Retype the opening lines of the data exactly, stopping after the line that contains "import seaborn as sns". Skip every picture.

↓

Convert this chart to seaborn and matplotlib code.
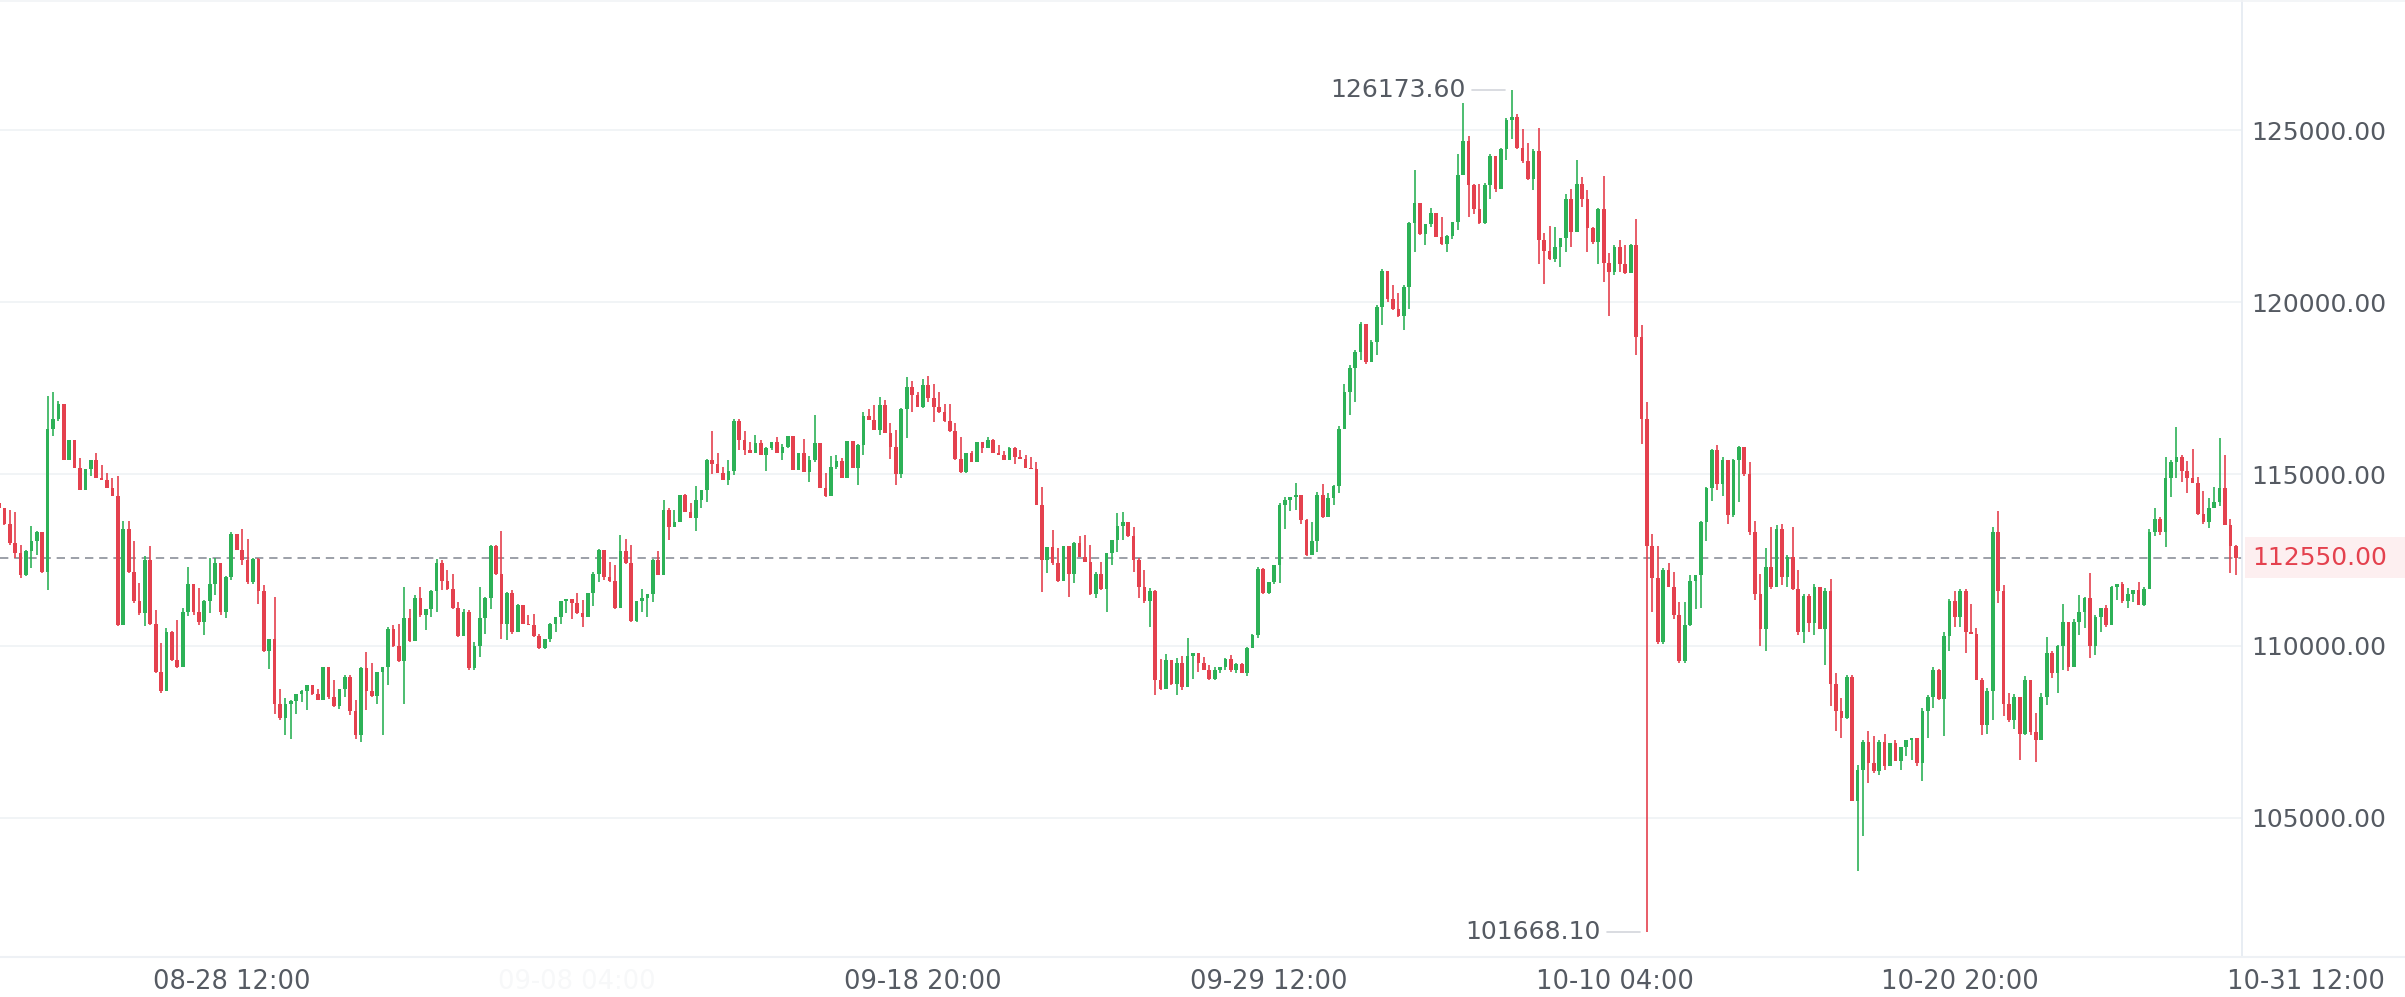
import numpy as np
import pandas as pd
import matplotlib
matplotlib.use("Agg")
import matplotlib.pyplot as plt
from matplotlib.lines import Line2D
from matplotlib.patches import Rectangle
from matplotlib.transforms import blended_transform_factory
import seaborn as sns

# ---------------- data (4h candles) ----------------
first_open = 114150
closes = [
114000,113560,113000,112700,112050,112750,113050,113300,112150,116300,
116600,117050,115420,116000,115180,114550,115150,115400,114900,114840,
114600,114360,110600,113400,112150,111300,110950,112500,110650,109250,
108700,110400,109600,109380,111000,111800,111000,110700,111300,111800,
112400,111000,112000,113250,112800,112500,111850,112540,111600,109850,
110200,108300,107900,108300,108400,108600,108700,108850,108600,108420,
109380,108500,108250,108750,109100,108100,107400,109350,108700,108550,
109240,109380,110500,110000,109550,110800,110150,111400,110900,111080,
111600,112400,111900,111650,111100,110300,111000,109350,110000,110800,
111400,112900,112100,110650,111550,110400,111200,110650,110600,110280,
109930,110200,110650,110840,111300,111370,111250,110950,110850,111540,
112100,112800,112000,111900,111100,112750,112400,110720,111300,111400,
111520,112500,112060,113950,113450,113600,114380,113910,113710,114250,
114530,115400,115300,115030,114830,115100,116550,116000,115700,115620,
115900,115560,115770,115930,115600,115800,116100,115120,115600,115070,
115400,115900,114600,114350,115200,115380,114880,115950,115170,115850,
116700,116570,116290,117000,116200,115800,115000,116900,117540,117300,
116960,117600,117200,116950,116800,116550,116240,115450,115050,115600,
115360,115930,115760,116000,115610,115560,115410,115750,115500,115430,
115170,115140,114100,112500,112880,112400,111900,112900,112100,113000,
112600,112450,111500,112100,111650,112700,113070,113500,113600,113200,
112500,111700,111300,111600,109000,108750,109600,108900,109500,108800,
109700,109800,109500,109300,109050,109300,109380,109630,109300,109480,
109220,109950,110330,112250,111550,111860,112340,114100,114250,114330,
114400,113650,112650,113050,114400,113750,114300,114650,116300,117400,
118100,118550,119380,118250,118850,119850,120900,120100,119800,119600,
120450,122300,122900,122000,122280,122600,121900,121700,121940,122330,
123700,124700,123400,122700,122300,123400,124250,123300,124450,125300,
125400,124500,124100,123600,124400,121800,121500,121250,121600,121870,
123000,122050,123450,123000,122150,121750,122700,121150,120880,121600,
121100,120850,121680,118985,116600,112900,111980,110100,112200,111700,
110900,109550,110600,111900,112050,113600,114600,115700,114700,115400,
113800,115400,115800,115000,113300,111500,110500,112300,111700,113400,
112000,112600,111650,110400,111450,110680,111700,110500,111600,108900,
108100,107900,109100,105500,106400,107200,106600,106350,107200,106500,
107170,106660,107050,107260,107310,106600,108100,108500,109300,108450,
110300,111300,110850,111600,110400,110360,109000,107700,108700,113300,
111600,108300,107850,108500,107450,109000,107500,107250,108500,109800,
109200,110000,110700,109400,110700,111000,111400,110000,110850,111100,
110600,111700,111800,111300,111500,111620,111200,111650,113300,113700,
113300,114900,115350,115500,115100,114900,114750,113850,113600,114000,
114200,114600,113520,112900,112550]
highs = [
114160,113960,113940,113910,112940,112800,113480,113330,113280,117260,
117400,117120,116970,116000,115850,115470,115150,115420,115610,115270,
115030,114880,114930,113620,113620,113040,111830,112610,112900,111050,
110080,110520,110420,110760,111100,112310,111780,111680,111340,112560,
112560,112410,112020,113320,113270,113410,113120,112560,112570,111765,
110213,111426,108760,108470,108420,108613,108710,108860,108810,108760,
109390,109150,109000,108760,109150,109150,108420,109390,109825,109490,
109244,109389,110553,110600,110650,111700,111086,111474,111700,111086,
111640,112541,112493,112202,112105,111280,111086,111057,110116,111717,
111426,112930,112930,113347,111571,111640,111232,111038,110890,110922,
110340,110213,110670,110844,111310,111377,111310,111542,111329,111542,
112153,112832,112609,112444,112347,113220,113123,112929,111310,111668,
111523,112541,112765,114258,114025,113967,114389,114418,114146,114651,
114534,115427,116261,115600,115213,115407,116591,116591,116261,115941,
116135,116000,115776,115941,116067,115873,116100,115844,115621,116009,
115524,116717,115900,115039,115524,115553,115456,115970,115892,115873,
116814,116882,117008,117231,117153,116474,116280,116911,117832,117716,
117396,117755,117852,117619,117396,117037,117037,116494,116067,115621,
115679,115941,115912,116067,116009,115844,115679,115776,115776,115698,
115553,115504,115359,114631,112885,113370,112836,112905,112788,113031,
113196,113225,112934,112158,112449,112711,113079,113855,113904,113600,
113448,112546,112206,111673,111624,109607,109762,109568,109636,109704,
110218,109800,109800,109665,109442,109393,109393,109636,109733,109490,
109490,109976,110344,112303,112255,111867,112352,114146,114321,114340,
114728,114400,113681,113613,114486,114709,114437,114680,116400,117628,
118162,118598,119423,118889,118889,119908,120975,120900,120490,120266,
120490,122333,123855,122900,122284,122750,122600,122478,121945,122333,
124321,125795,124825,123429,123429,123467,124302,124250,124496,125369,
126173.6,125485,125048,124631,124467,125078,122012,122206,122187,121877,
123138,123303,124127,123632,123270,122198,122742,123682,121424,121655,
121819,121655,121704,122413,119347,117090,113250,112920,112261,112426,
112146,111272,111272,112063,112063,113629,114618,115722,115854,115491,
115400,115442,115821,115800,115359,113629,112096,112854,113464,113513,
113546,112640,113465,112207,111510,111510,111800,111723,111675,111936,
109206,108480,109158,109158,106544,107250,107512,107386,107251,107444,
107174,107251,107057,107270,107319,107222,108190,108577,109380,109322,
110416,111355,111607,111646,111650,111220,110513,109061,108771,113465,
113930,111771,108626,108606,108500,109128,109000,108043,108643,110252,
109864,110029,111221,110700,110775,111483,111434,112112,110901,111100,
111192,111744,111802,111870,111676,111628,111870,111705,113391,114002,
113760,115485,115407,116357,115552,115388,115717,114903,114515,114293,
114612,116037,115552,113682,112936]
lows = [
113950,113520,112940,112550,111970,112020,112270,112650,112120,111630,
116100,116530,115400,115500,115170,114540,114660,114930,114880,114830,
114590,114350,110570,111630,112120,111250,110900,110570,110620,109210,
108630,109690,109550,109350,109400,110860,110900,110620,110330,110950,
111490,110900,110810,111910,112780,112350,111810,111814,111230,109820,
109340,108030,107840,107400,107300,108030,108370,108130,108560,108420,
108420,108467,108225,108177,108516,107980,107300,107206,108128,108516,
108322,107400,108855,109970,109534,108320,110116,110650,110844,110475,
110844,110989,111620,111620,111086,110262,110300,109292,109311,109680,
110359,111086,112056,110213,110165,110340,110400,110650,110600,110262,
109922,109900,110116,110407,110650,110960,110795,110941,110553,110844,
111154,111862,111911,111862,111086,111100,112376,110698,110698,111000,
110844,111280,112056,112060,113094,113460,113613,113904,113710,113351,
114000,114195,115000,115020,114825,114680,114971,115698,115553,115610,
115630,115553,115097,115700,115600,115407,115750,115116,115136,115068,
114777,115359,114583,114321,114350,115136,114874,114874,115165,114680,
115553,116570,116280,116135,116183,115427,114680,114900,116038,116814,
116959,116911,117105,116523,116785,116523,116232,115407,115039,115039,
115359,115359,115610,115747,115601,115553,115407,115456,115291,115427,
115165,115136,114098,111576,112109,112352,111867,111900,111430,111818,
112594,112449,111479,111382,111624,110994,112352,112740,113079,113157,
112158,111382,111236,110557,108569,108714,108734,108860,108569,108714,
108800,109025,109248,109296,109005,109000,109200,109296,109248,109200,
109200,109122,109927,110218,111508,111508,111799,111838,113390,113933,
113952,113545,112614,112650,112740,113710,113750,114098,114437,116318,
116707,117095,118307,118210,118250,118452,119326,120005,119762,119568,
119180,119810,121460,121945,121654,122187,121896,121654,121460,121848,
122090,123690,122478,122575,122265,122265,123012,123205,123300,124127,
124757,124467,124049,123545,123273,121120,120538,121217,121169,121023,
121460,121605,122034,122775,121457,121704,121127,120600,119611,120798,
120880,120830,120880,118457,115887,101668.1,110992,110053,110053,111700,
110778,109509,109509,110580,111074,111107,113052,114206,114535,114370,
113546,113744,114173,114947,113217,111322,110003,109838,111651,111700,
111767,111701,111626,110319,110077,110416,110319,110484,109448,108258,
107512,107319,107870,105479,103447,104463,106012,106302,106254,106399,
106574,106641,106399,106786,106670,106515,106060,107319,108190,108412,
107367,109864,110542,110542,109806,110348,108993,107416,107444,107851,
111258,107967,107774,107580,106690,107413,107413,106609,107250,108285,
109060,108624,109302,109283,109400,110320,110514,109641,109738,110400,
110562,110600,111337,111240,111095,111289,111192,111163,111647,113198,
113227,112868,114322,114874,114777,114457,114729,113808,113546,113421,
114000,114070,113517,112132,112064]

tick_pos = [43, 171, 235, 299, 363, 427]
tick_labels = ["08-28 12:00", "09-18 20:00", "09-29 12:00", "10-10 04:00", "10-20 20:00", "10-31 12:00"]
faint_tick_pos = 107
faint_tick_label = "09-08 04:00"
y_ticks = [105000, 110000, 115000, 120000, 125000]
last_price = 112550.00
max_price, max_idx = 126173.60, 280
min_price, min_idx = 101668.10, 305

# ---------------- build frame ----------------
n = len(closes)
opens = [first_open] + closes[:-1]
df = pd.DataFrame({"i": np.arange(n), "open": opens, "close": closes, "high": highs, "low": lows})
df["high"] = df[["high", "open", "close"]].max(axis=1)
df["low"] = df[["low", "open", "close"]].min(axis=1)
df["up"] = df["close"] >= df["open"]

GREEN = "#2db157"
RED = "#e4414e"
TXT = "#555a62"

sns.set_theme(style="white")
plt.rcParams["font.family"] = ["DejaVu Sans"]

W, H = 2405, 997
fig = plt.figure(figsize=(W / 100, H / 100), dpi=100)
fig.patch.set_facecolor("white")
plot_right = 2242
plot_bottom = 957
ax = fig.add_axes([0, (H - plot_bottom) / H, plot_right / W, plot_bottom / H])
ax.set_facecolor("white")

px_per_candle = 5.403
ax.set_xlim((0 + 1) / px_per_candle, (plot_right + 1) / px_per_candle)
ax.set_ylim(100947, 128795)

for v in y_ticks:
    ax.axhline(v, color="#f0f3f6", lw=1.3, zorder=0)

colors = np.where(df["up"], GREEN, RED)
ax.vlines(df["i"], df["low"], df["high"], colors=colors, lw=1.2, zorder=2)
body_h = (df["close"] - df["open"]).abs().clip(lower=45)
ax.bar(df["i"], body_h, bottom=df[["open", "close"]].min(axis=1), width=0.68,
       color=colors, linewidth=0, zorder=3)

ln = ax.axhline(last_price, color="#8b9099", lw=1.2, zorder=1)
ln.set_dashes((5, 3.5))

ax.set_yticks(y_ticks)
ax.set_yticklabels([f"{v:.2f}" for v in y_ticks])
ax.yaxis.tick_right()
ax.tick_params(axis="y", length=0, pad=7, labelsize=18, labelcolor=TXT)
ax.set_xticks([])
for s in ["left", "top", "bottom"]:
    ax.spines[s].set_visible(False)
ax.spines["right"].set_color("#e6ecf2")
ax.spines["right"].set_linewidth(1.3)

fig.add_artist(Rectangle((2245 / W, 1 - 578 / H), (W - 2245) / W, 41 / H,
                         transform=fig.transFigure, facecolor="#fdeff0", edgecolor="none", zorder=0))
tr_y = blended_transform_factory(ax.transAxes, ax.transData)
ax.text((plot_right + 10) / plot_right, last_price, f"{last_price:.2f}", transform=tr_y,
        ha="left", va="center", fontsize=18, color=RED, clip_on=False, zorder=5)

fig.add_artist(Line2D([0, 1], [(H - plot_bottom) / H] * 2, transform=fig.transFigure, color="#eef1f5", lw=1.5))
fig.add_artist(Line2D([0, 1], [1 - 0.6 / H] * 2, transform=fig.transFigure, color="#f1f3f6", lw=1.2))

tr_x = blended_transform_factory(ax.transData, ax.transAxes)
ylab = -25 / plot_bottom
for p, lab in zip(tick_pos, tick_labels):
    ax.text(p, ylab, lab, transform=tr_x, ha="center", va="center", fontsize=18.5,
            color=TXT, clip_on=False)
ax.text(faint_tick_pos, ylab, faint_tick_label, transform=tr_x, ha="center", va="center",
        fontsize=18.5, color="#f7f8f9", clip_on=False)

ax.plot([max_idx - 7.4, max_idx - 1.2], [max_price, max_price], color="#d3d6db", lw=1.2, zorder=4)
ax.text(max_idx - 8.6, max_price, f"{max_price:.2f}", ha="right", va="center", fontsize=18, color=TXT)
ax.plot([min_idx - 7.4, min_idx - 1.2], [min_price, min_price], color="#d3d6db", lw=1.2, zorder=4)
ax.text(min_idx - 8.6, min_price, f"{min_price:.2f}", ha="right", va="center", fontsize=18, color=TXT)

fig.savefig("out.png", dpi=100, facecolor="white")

↑

## [FULL ANSWER]
Convert this chart to seaborn and matplotlib code.
import numpy as np
import pandas as pd
import matplotlib
matplotlib.use("Agg")
import matplotlib.pyplot as plt
from matplotlib.lines import Line2D
from matplotlib.patches import Rectangle
from matplotlib.transforms import blended_transform_factory
import seaborn as sns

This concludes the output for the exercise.